In other news I found out from my mother last week that my sister is back in rehab and that she was using while pregnant with my newest nephew. The good thing is that JD is doing wonderfully. So far he’s physically and developmentally doing well. Me, I’m fucking pissed. I cannot even begin to talk about my frustrations with my sister. Immediately I get pissed off and annoyed that I’m almost in my thirties, I have only one sibling and she’s the worse possible excuse for s sister. I get pissed that I don’t have a connection with her. I get pissed at her selfishness. People, Christians, tell me that I’m pissed off at her addiction and not her. I have to say-I’m really just pissed off at her.
About a two years ago I went back to church. I would go every Sunday religiously and when I worked at Saks I would be done with work in time to go to St. Thomas on Fifth Ave for evening prayer service. I would pray for my sister. For a year straight I would kneel at my pew with tears streaming down my face praying for her. Every time I was in church my prayers went to her.
There’s this line in my favorite Dave Matthews song that goes, “I pray but they fall on deaf ears” Thats how it feels. I’m not mad at god, though. I’m not mad at cocaine, I’m only mad at her. The person who choses to make the decisions that are deciding the fate of two innocent lives. More than the lives of my nephews, her children, the lives of my parents are effected. Two people in their mid-fifties who are raising children again. My life. When my parents die, and they will die, who will care for these children? Me. I’m not selfish, do not misunderstand. These are the facts at hand. My parent’s have custody of two children with different fathers. Said fathers are worthless excuses for humans, let alone fathers and the courts have decided such. So when my parents pass away and their fathers have been deemed unworthy and their mother, my sister, also deemed unworthy instead of turning to the system who else is there but me?
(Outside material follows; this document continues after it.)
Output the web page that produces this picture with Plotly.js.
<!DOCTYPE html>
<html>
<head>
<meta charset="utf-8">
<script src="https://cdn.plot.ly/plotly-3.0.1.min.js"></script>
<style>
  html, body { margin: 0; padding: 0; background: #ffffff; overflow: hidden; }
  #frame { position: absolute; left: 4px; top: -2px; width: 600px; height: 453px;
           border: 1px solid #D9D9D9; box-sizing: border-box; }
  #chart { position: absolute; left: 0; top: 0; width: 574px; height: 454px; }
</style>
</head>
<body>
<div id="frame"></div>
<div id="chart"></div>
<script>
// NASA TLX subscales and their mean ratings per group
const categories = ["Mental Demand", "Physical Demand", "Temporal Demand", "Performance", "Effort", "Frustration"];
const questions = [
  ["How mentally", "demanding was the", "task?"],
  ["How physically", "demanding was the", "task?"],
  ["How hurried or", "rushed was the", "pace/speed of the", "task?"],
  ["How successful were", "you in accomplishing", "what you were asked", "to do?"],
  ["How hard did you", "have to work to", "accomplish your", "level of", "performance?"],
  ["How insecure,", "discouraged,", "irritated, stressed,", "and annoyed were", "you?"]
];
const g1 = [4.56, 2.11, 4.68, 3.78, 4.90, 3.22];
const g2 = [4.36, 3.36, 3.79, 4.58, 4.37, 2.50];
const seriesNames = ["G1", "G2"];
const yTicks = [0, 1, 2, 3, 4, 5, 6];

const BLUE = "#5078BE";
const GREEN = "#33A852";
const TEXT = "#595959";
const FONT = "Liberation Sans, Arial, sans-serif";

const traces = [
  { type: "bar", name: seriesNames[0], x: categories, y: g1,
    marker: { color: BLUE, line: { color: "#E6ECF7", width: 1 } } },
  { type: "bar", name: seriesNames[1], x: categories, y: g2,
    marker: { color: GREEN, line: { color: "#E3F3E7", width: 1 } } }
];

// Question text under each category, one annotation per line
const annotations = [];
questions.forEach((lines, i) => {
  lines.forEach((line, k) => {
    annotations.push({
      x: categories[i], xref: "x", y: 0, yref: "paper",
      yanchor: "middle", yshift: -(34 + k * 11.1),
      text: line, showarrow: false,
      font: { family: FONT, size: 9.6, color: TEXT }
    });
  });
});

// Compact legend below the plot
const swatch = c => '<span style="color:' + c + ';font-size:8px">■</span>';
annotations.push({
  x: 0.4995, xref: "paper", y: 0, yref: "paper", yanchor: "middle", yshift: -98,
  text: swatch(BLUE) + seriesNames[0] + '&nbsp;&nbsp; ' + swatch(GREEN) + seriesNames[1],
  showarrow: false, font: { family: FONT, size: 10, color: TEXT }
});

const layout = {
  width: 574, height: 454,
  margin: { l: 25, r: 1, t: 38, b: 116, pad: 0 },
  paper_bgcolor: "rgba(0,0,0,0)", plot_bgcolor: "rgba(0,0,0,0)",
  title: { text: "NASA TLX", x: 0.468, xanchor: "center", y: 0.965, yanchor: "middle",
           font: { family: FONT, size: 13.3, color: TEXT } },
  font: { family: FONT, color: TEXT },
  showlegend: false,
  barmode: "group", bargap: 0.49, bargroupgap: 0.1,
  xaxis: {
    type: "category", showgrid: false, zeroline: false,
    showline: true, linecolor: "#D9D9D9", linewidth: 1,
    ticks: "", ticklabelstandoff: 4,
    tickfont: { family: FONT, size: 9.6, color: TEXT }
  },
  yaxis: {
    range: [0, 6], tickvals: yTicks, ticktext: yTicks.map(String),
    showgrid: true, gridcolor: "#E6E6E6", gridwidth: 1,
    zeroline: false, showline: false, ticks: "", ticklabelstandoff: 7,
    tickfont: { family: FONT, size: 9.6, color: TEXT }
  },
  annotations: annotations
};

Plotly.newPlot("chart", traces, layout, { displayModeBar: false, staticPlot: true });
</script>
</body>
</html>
These are the thoughts in my head. My sister, the fucking whore bitch who’s ruined the lives of so many. The state of my immediate family and the roles that people play. My nephews who have been adopted by my parents so that now they’re my brothers, legally speaking. My guilt for leaving the family that’s turned into denial that they existed and now has developed back into guilt that keeps me awake at night-yet not strong enough to force me to return home to do anything. What can I do, really, to undo all of these wrongs. Nothing. Absolutely nothing so I’ve evolved to this place where I’m pretty numb to it all. Except for the sheer blood red anger and hatred I feel towards the closest blood relative-my sister.